Dans tous les domaines sociaux où on a voulu mettre en œuvre cette méthode, ça n’a pas fonctionné. Car elle suppose d’établir des objectifs chiffrés, de les appuyer sur une petite liste d’indicateurs de performance. Mais la pauvreté ou l’exclusion sociale sont des phénomènes très complexes, rétifs à une réduction à quelques chiffres. Les statisticiens qui ont travaillé consciencieusement se sont retrouvés avec des centaines d’indicateurs. Or le benchmarking (se mesurer et comparer) ne peut pas fonctionner avec autant d’indicateurs.


La crise économique peut-elle avoir une influence sur ces politiques ?

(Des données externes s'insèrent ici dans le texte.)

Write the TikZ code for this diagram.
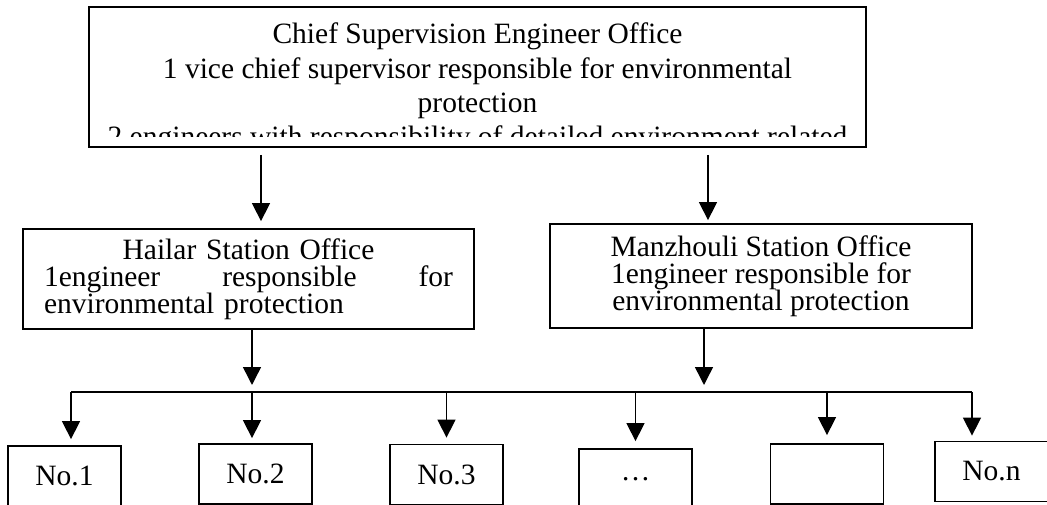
\documentclass[tikz,border=0pt]{standalone}
\usepackage{fontspec}
\setmainfont{Liberation Serif}
\usetikzlibrary{arrows.meta}

\tikzset{
 box/.style={draw, line width=1.8pt, rectangle, inner sep=0pt},
 nbox/.style={box, minimum width=113pt, minimum height=60pt},
 arr/.style={line width=1.5pt, -{Triangle[width=18pt,length=18pt]}},
}

\begin{document}
\begin{tikzpicture}[x=1pt, y=-1pt, font={\fontsize{29.5}{34.3}\selectfont}]
 \useasboundingbox (0,0) rectangle (1047,505);
 \clip (0,0) rectangle (1047,505);

 \path coordinate (A1) at (261,0)
  coordinate (A2) at (708,0)
  coordinate (B1) at (252,0)
  coordinate (B2) at (704,0)
  coordinate (BL) at (71,392)
  coordinate (BR) at (972,392);

 \node[box, minimum width=777pt, minimum height=140pt] (chief) at (477.5,77) {};
 \begin{scope}
  \clip (89,7) rectangle (866,137);
  \node[anchor=north, align=center, inner sep=0pt] (chieftext) at (477.5,23)
   {Chief Supervision Engineer Office\\
    1 vice chief supervisor responsible for environmental\\
    protection\\
    2 engineers with responsibility of detailed environment related};
 \end{scope}

 \node[box, inner xsep=21pt, text width=409pt, align=left, minimum height=100pt,
  font={\fontsize{29.5}{27}\selectfont}] (hailar) at (248.5,279)
  {\hfill Hailar Station Office\hfill\null\\
   1engineer\hfill responsible\hfill for\\
   environmental protection};
 \node[box, align=center, minimum width=422pt, minimum height=104pt,
  font={\fontsize{29.5}{27}\selectfont}] (manz) at (761,276)
  {Manzhouli Station Office\\
   1engineer responsible for\\
   environmental protection};

 \node[nbox] (no1) at (64.5,476) {No.1};
 \node[nbox] (no2) at (255.5,474) {No.2};
 \node[nbox] (no3) at (446.5,474.5) {No.3};
 \node[nbox] (dots) at (635.5,479) {…};
 \node[nbox] (blank) at (827,474) {};
 \node[nbox] (non) at (991.5,471.5) {No.n};

 \draw[arr, shorten <=7pt, shorten >=7pt] (chief.south -| A1) -- (hailar.north -| A1);
 \draw[arr, shorten <=7pt, shorten >=3pt] (chief.south -| A2) -- (manz.north -| A2);

 \draw[arr, shorten >=7pt] (hailar.south -| B1) -- (BL -| B1);
 \draw[arr, shorten >=7pt] (manz.south -| B2) -- (BL -| B2);

 \draw[line width=1.8pt] (BL) -- (BR);

 \draw[arr, shorten >=6pt] (BL) -- (no1.north -| BL);
 \draw[arr, shorten >=5pt] (BL -| B1) -- (no2.north -| B1);
 \draw[arr, shorten >=6pt] (no3.north |- BL) -- (no3.north);
 \draw[arr, shorten >=7pt] (dots.north |- BL) -- (dots.north);
 \draw[arr, shorten >=8pt] (blank.north |- BL) -- (blank.north);
 \draw[arr, shorten >=5pt] (BR) -- (non.north -| BR);
\end{tikzpicture}
\end{document}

Elles ont l’avantage de conforter la logique monétariste de réduction de la dette et des déficits publics en proposant des outils qui permettent à l’Etat de se désengager. De ce point de vue, elles sont adaptées à la crise. En 2005, des rapports d’évaluation sur la stratégie de Lisbonne ont conclu à un constat d’insatisfaction. Les objectifs affichés ne sont pas atteints. Mais c’est mal comprendre l’utilité de ce dispositif de benchmarking et de méthode ouverte de coopération qui fixe de tels objectifs chiffrés, non pas pour qu’ils soient atteints, mais pour tenir en permanence les Etats membres sous pression afin qu’ils intensifient leurs efforts dans le sens convenu. Cette cible des 3% ne sera jamais atteinte. Ça ne veut pas dire qu’elle n’est pas efficace.